Naast wijzen op het gebrek in de motivering van de bewezenverklaring ook wijzen op de redengevendheid van het bewijsmiddel dat gebrekkig gemotiveerd is

Aantekening bij HR 25 september 2012, LJN BX5014

Het arrest is een voorbeeld van een van de betrekkelijk veel ingangen waarin de Hoge Raad, ondanks dat hij cassatierechter is, de bewijsvoering van de feitenrechter kan controleren. Ingevolge artikel 359 lid 3 Sv dient het arrest de voor de bewezenverklaarde redengevende feiten en omstandigheden te bevatten, de uitzondering van het niet uitgewerkte verkorte arrest daargelaten. Dat het arrest alleen de redengevende feiten en omstandigheden dient te bevatten, maakt dat de rechter daarbij het betreffende, redengevende deel uit het onderliggende bewijsmateriaal dat in een wettig bewijsmiddel is opgenomen, dient te selecteren en in het vonnis dient over te nemen (zonder het origineel daarbij te denatureren).

Die eis stelt de Hoge Raad ook aan een PROMIS-vonnis, zij het dat daaraan op een andere wijze, te weten met behulp van verwijzing via voetnoten, inhoud aan het bewezenverklaarde wordt gegeven. De Hoge Raad kan dan, met de bewezenverklaring in de hand, controleren of de als zodanig in het arrest weergegeven redengevende feiten en omstandigheden ook inderdaad redengevend voor de bewezenverklaring, als conclusie uit deze feiten en omstandigheden is voortgekomen. Als het hof dan zelf een verklaring van de verdachte eerst als niet aannemelijk kwalificeert, kan die verklaring, althans niet zonder nadere toelichting waarin bijvoorbeeld wordt uitgelegd dat het een leugenachtige verklaring betreft, uiteraard niet redengevend zijn.
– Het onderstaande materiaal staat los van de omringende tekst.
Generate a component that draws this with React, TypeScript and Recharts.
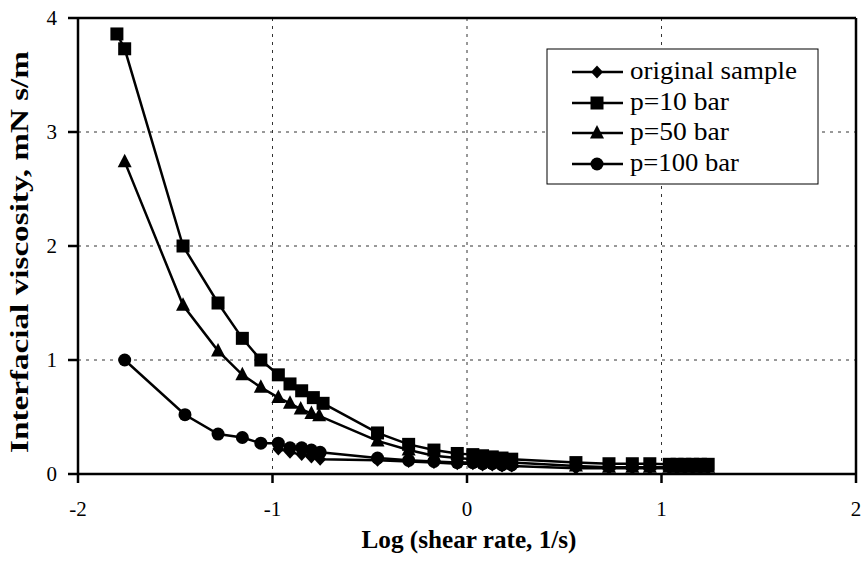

Deze formele constatering is voldoende om een gebrek in de motivering van de bewezenverklaring te doen ontstaan. Uit het arrest vloeit voort dat de Hoge Raad bij een dergelijk gebrek echter in de regel niet casseert, als de betreffende, ten onrechte als redengevend feit aangemerkte omstandigheid – naar het oordeel van de Hoge Raad – in het geheel van de bewijsvoering van ondergeschikte betekenis is. Het moet raadslieden worden aangeraden in voorkomende gevallen in het cassatiemiddel aan te geven dat daarvan geen sprake is en het gebrek dus wel tot cassatie dient te leiden.